I nostri figli immaginano che il lavoro nella fabbrica del futuro si svolgerà in ambienti, dove la tecnologia non sovrasterà e non opprimerà le persone, ma renderà invece possibile la creazione di mansioni da svolgere in modo sempre meno individuale e sempre più in gruppo.
Sono anche consapevoli che la tecnologia digitale sarà pervasiva, perché «ogni giorno viviamo con l’Internet delle cose». Di fatto, questi giovani reclamano implicitamente nuovi modelli didattici che li aiutino a sviluppare le competenze digitali e relazionali e, senza saperlo, pensano che il mondo sarà abitato dai lavori ibridi. Varie ricerche dimostrano che sono sulla strada giusta.
Per alcuni dei ventenni intervistati, l’esperienza dello scorso marzo è stata la loro prima volta dentro uno stabilimento industriale.
Fa un certo effetto sentirli dire di aver provato l’ebbrezza di «sentire gli odori della fabbrica» e di aver preso consapevolezza che «dietro ogni macchinario, ogni processo c’è sempre una persona con motivazioni, con emozioni, che vanno tutelate e vanno protette».
È illuminante sentirli affermare che nei loro percorsi formativi «quando si spiegano i sistemi di produzione, non si parla mai di lavoratori», e sottolineare «non vedevo l’ora di entrare in una fabbrica, per essere sicura che mi piacesse quello che sto studiando».
Dietro ai loro commenti, ci sono la necessità improrogabile di rendere l’alternanza scuola-lavoro una realtà effettiva, capillare e sistematica e la richiesta di riprogettare i contenuti formativi.
Agli occhi di questi giovani, il sindacato è un perfetto sconosciuto.
Uno di loro, pur avendo fatto il «sindacalista degli studenti» e ricoperto ruoli importanti come rappresentante negli organi di governo dell’Università, ha detto di aver avuto «dei pregiudizi sui sindacati, anzi più che pregiudizi avevo una mancanza di giudizi».
Un’altra ha rinforzato il concetto con uno sconsolato «ci sentiamo un po’ abbandonati». Il sindacato riparta da queste oneste dichiarazioni, le analizzi, faccia un po’ di autocritica ed elabori una strategia per ricostruire il rapporto con i lavoratori del futuro: FIM CISL Veneto ha coraggiosamente iniziato e farlo ed è auspicabile che non resti sola.
Per completare questo quadro vien bene dare qualche pennellata con i dati pubblicati un paio di settimane fa da Istat e da Almalaurea.

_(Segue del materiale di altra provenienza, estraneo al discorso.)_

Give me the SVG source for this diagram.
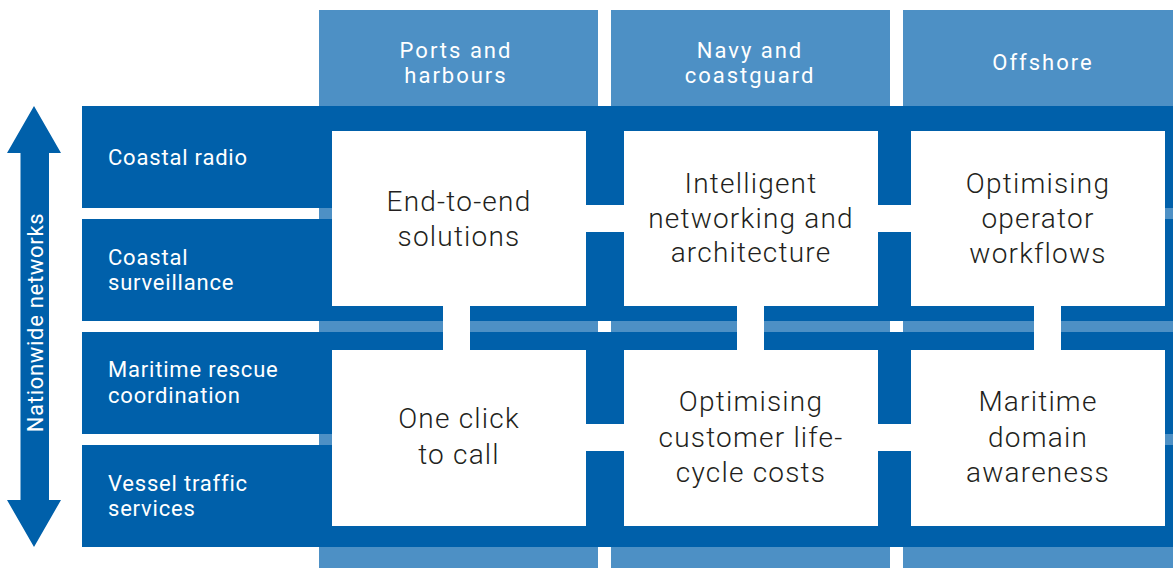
<svg xmlns="http://www.w3.org/2000/svg" width="1173" height="568" viewBox="0 0 1173 568">
<style>
.col{fill:#4d90c5}
.row{fill:#0060aa}
.box{fill:#ffffff}
.hd{font-family:Roboto,"Liberation Sans",sans-serif;font-size:22px;fill:#ffffff;text-anchor:middle;letter-spacing:2px}
.lb{font-family:Roboto,"Liberation Sans",sans-serif;font-size:22px;fill:#ffffff;letter-spacing:0.8px}
.bt{font-family:Roboto,"Liberation Sans",sans-serif;font-size:28px;font-weight:300;fill:#231f20;text-anchor:middle;letter-spacing:1.2px}
</style>
<rect width="1173" height="568" fill="#ffffff"/>
<g id="col-ports"><rect class="col" x="319" y="10" width="279" height="558"/>
<text class="hd" x="456" y="58">Ports and</text><text class="hd" x="456" y="83">harbours</text></g>
<g id="col-navy"><rect class="col" x="611" y="10" width="279" height="558"/>
<text class="hd" x="750" y="58">Navy and</text><text class="hd" x="750" y="83">coastguard</text></g>
<g id="col-offshore"><rect class="col" x="903" y="10" width="270" height="558"/>
<text class="hd" x="1043" y="70">Offshore</text></g>
<g id="row-radio"><rect class="row" x="82" y="106" width="1091" height="102"/>
<text class="lb" x="108" y="165">Coastal radio</text></g>
<g id="row-surveillance"><rect class="row" x="82" y="219" width="1091" height="102"/>
<text class="lb" x="108" y="265">Coastal</text><text class="lb" x="108" y="290">surveillance</text></g>
<g id="row-rescue"><rect class="row" x="82" y="332" width="1091" height="102"/>
<text class="lb" x="108" y="377">Maritime rescue</text><text class="lb" x="108" y="403">coordination</text></g>
<g id="row-vts"><rect class="row" x="82" y="445" width="1091" height="102"/>
<text class="lb" x="108" y="491">Vessel traffic</text><text class="lb" x="108" y="516">services</text></g>
<g id="connectors">
<rect class="box" x="586" y="205" width="38" height="27"/>
<rect class="box" x="878" y="205" width="33" height="27"/>
<rect class="box" x="586" y="424" width="38" height="27"/>
<rect class="box" x="878" y="424" width="33" height="27"/>
<rect class="box" x="443" y="306" width="27" height="44"/>
<rect class="box" x="737" y="306" width="27" height="44"/>
<rect class="box" x="1034" y="306" width="27" height="44"/>
<path d="M34 106 L61 153 L49 153 L49 500 L61 500 L34 547 L7 500 L20.5 500 L20.5 153 L7 153 Z" fill="#0060aa"/>
<text class="lb" transform="translate(43 322.5) rotate(-90)" text-anchor="middle" style="letter-spacing:0.7px">Nationwide networks</text>
</g>
<g id="box-e2e"><rect class="box" x="332" y="131" width="254" height="175"/>
<text class="bt" x="459" y="211">End-to-end</text><text class="bt" x="459" y="246">solutions</text></g>
<g id="box-network"><rect class="box" x="624" y="131" width="254" height="175"/>
<text class="bt" x="751" y="193">Intelligent</text><text class="bt" x="751" y="228">networking and</text><text class="bt" x="751" y="262">architecture</text></g>
<g id="box-workflows"><rect class="box" x="911" y="131" width="254" height="175"/>
<text class="bt" x="1038" y="193">Optimising</text><text class="bt" x="1038" y="228">operator</text><text class="bt" x="1038" y="263">workflows</text></g>
<g id="box-click"><rect class="box" x="332" y="350" width="254" height="176"/>
<text class="bt" x="459" y="428">One click</text><text class="bt" x="459" y="464">to call</text></g>
<g id="box-costs"><rect class="box" x="624" y="350" width="254" height="176"/>
<text class="bt" x="751" y="411">Optimising</text><text class="bt" x="751" y="447">customer life-</text><text class="bt" x="751" y="482">cycle costs</text></g>
<g id="box-mda"><rect class="box" x="911" y="350" width="254" height="176"/>
<text class="bt" x="1038" y="411">Maritime</text><text class="bt" x="1038" y="447">domain</text><text class="bt" x="1038" y="482">awareness</text></g>
</svg>
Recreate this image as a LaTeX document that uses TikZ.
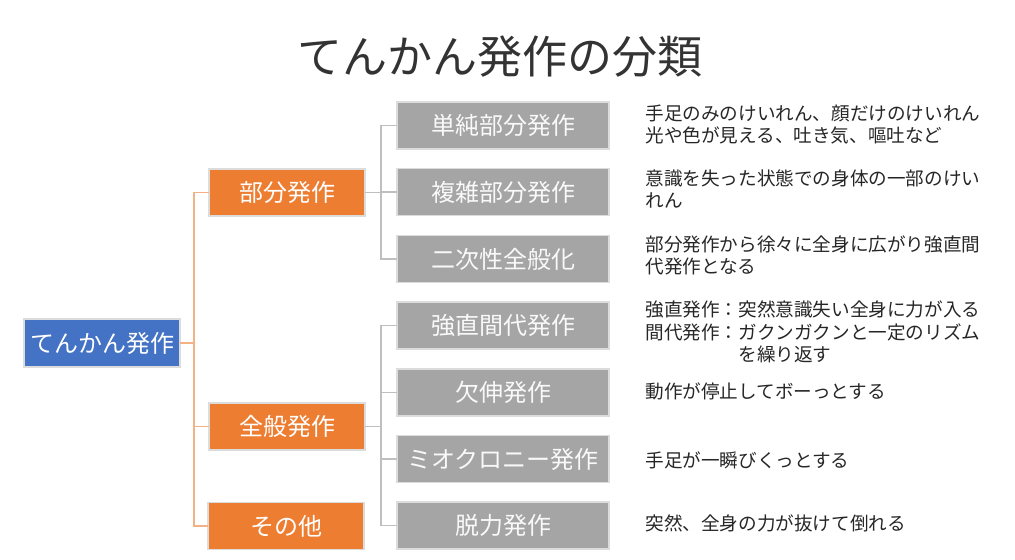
\documentclass[tikz,border=0pt]{standalone}
\usepackage{fontspec}
\setmainfont{Noto Sans CJK JP}
\usetikzlibrary{positioning}
\definecolor{rootblue}{HTML}{4472C4}
\definecolor{grouporange}{HTML}{ED7D31}
\definecolor{typegray}{HTML}{A5A5A5}
\definecolor{linkorange}{HTML}{F4B183}
\definecolor{linkgray}{HTML}{BFBFBF}
\definecolor{boxedge}{HTML}{DCDCDC}
\tikzset{
  szroot/.style={draw=boxedge, line width=0.75pt, fill=rootblue, text=white, minimum width=78pt, minimum height=24pt, inner sep=0pt, outer sep=0pt, font=\fontsize{12}{14}\selectfont},
  szgroup/.style={draw=boxedge, line width=0.75pt, fill=grouporange, text=white, minimum width=78pt, minimum height=23.5pt, inner sep=0pt, outer sep=0pt, font=\fontsize{12}{14}\selectfont},
  sztype/.style={draw=boxedge, line width=0.75pt, fill=typegray, text=white!95!gray, minimum width=106pt, minimum height=23.5pt, inner sep=0pt, outer sep=0pt, font=\fontsize{12}{14}\selectfont},
  sznote/.style={anchor=west, align=left, inner sep=0pt, text=black!85, font=\fontsize{9.3}{11}\selectfont},
  szorange/.style={draw=linkorange, line width=0.75pt},
  szgray/.style={draw=linkgray, line width=0.75pt}
}
\begin{document}
\begin{tikzpicture}[x=0.5pt, y=-0.5pt, node distance=9.85pt]
\useasboundingbox (0,0) rectangle (1015,560);
\node[text=black!80, font=\fontsize{22.5}{27}\selectfont] (title) at (500,57) {てんかん発作の分類};
\node[szroot] (root) at (102,343) {てんかん発作};
\node[szgroup] (part) at (287,192.5) {部分発作};
\node[szgroup] (gen) at (287,426.5) {全般発作};
\node[szgroup] (other) at (286,526) {その他};
\node[sztype] (simple) at (503,125.5) {単純部分発作};
\node[sztype, below=of simple] (complex) {複雑部分発作};
\node[sztype, below=of complex] (second) {二次性全般化};
\node[sztype, below=of second] (tonic) {強直間代発作};
\node[sztype, below=of tonic] (absence) {欠伸発作};
\node[sztype, below=of absence] (myo) {ミオクロニー発作};
\node[sztype, below=of myo] (atonic) {脱力発作};
% bus lines
\coordinate (rootbus) at (194,0);
\coordinate (typebus) at (381,0);
\draw[szorange] (root.east) -- (root.east -| rootbus) |- (part.west);
\draw[szorange] (root.east -| rootbus) |- (gen.west);
\draw[szorange] (root.east -| rootbus) |- (other.west);
\draw[szgray] (part.east) -- (part.east -| typebus) |- (simple.west);
\draw[szgray] (part.east -| typebus) |- (complex.west);
\draw[szgray] (part.east -| typebus) |- (second.west);
\draw[szgray] (gen.east) -- (gen.east -| typebus) |- (tonic.west);
\draw[szgray] (gen.east -| typebus) |- (absence.west);
\draw[szgray] (gen.east -| typebus) |- (myo.west);
\draw[szgray] (gen.east -| typebus) |- (atonic.west);
% notes
\node[sznote] (simplenote) at (645,125) {手足のみのけいれん、顔だけのけいれん\\光や色が見える、吐き気、嘔吐など};
\node[sznote] (complexnote) at (645,189) {意識を失った状態での身体の一部のけい\\れん};
\node[sznote] (secondnote) at (645,255) {部分発作から徐々に全身に広がり強直間\\代発作となる};
\node[sznote] (tonicnote) at (645,334.5) {\begin{tabular}{@{}l@{}l@{}}強直発作：&突然意識失い全身に力が入る\\間代発作：&ガクンガクンと一定のリズム\\&を繰り返す\end{tabular}};
\node[sznote] (absencenote) at (645,391) {動作が停止してボーっとする};
\node[sznote] (myonote) at (645,460) {手足が一瞬びくっとする};
\node[sznote] (atonicnote) at (645,523) {突然、全身の力が抜けて倒れる};
\end{tikzpicture}
\end{document}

I primi ci segnalano che tra le persone con meno di 34 anni, quasi sette su dieci (68%) vivono ancora a casa con i genitori. I secondi ci dicono che alcune regioni del Nord, un anno dopo aver portato a termine ben cinque anni di Università il 24% dei neolaureati è ancora senza lavoro e quelli che hanno un impiego ricevono mediamente 1.134 euro lordi al mese.
I giovani protagonisti di «Chi ha paura del cambiamento?» non se lo meritano.
Meritano invece di essere ascoltati, coinvolti e fatti partecipare. Meritano di essere messi in prima fila e in ruoli da protagonisti e non relegati in ruoli da comprimari.